I love the Church. To be clear, I love the old, mainline, rooted in tradition, liturgical, theologically complex, organ-blaring, butt-numbing pew kind of church. I have given my life to this Church. I am passionate in her service. I am emboldened to lead a new generation through her doors. And yet, sometimes I stop to wonder why?
The Church has challenged me and nurtured me in all the ways I needed to be challenged and nurtured. She put me in a pulpit and told me to preach. Only then did I discover my voice. She pushed me to follow Jesus behind the prison walls, within the mental health ward, to the communities of Mexico, to the rural poor of South Carolina, and into homes of impoverished families living in my own community. She taught me profound spiritual practices. She introduced me to the most inspiring of people. She opened the scriptures for me and she surrounded me with a community the likes of which cannot be found on Facebook.
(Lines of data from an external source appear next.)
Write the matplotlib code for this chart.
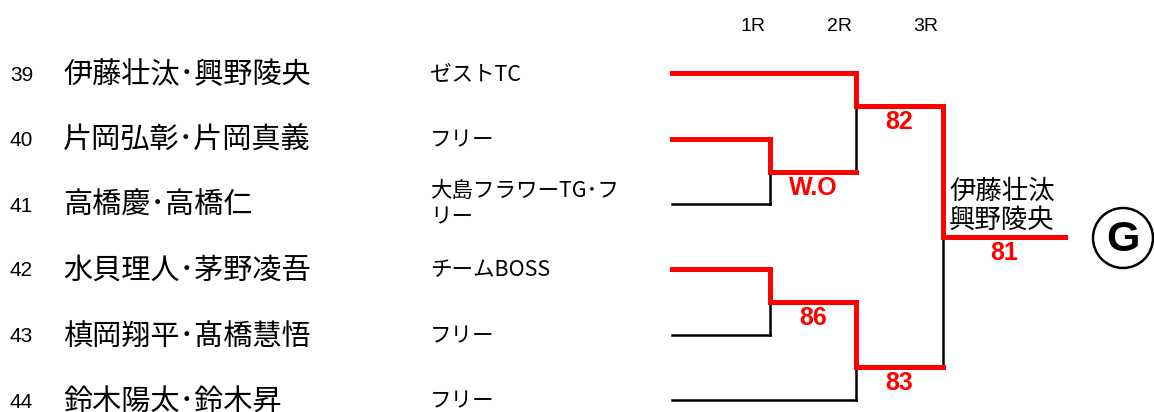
import matplotlib
matplotlib.use('Agg')
import matplotlib.pyplot as plt
from matplotlib.patches import Circle

# --- data ---------------------------------------------------------------------
entry_no = [39, 40, 41, 42, 43, 44]
players = ['伊藤壮汰･興野陵央', '片岡弘彰･片岡真義', '高橋慶･高橋仁',
           '水貝理人･茅野凌吾', '槙岡翔平･髙橋慧悟', '鈴木陽太･鈴木昇']
teams = ['ゼストTC', 'フリー', '大島フラワーTG･フ\nリー', 'チームBOSS',
         'フリー', 'フリー']
round_labels = ['1R', '2R', '3R']
# matches: (top input, bottom input, round index, winner side, score)
# inputs are 'e<i>' for entries or 'm<i>' for earlier matches
matches = [
    ('e1', 'e2', 0, 'top', 'W.O'),
    ('e3', 'e4', 0, 'top', '86'),
    ('e0', 'm0', 1, 'top', '82'),
    ('m1', 'e5', 1, 'top', '83'),
    ('m2', 'm3', 2, 'top', '81'),
]
champion = '伊藤壮汰\n興野陵央'

# --- layout (pixel coords) -----------------------------------------------------
W, H = 1154, 412
row_y = [73, 139, 204, 269, 335, 400]
line_x0 = 672
join_x = [770, 856, 943]
final_x = 1065
RED, BLACK = '#ff0000', '#000000'
lw_red, lw_blk = 3.6, 1.8
jp = ['Noto Sans CJK JP', 'DejaVu Sans']
lat = ['Liberation Sans', 'Noto Sans CJK JP']

fig = plt.figure(figsize=(W / 100, H / 100), dpi=100)
ax = fig.add_axes([0, 0, 1, 1])
ax.set_xlim(0, W)
ax.set_ylim(H, 0)
ax.axis('off')

# left columns
for i, (n, p, t) in enumerate(zip(entry_no, players, teams)):
    y = row_y[i]
    ax.text(10, y + 2, str(n), fontsize=15, family=lat, va='center')
    ax.text(63, y + 2, p, fontsize=21, family=jp, va='center')
    if '\n' in t:
        ax.text(430, y, t, fontsize=15.5, family=jp, va='center',
                linespacing=1.25)
    else:
        ax.text(430, y + 1, t, fontsize=15.5, family=jp, va='center')

for k, lab in enumerate(round_labels):
    ax.text(join_x[k] - 17, 26, lab, fontsize=14, family=lat,
            ha='center', va='center')


def seg(xs, ys, color):
    lw = lw_red if color == RED else lw_blk
    ax.plot(xs, ys, color=color, lw=lw, solid_capstyle='projecting',
            zorder=3 if color == RED else 2)


# bracket
node = {}
for i, y in enumerate(row_y):
    node['e%d' % i] = (line_x0, y)

first_won = set()
for top, bot, r, win, sc in matches:
    first_won.add(top if win == 'top' else bot)

for j, (top, bot, r, win, sc) in enumerate(matches):
    xj = join_x[r]
    (xt, yt), (xb, yb) = node[top], node[bot]
    for name in (top, bot):
        if name.startswith('e'):
            xs, ys = node[name]
            seg([xs, xj], [ys, ys], RED if name in first_won else BLACK)
    if r == 0:
        yo = (yt + yb) / 2
    elif r == 1 and top.startswith('e'):
        yo = yt + (yb - yt) / 3
    elif r == 1:
        yo = yt + (yb - yt) * 2 / 3
    else:
        yo = (yt + yb) / 2
    yw = yt if win == 'top' else yb
    yl = yb if win == 'top' else yt
    seg([xj, xj], [yw, yo], RED)
    seg([xj, xj], [yo, yl], BLACK)
    x_end = join_x[r + 1] if r + 1 < len(join_x) else final_x
    seg([xj, x_end], [yo, yo], RED)
    ax.text((xj + x_end) / 2, yo + 16, sc, color=RED, fontsize=18,
            weight='bold', family=lat, ha='center', va='center')
    node['m%d' % j] = (xj, yo)

# champion
ax.text(949, 206, champion, fontsize=19, family=jp, va='center',
        linespacing=1.12)
ax.add_patch(Circle((1123, 238), 30, fill=False, lw=1.8, ec=BLACK))
ax.text(1123, 240, 'G', fontsize=31, weight='bold', family=lat,
        ha='center', va='center')

fig.savefig('out.png', dpi=100)
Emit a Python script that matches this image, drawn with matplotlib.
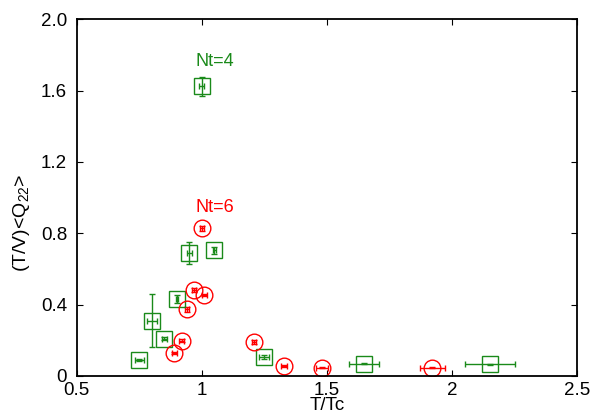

But the Church has not always been good to me. She passed me by for positions in favor of a less experienced, less talented man. She passed my husband by for positions because as a working pastor myself I could not be the traditional “pastor’s wife.” She, the Church, placed me in some horribly dysfunctional congregations working with some horribly dysfunctional people. And she, the Church, has made me sit through committee meeting after committee meeting after committee meeting during which a LOT was said, but little was actually done. (This could be a form of human torture.)
Yet, in the face of her flaws (the mistakes she refuses to confess, the prejudice she still harbors, the certainties she will not let go) I still believe in the Church’s potential. I believe in her because I believe we need her. I believe we need a place to console us in grief and celebrate with us in new births, a place where we can cry unabashedly and name the complexities of life. I believe we need a place where we talk about things that matter, a place that will challenge us to move outside of our selves and our little worlds, a place that will prod us towards our neighbor who thinks and believes differently. I believe we need a place where people of all ages can gather around commonly held rituals, a place where we can sing, and pray, and play the blues in the context of Good News. I believe we need a place where we can feel hope.
I believe, at her best, and by the grace of God, the Church can be that place. This is whom I have given my life to, because this I believe.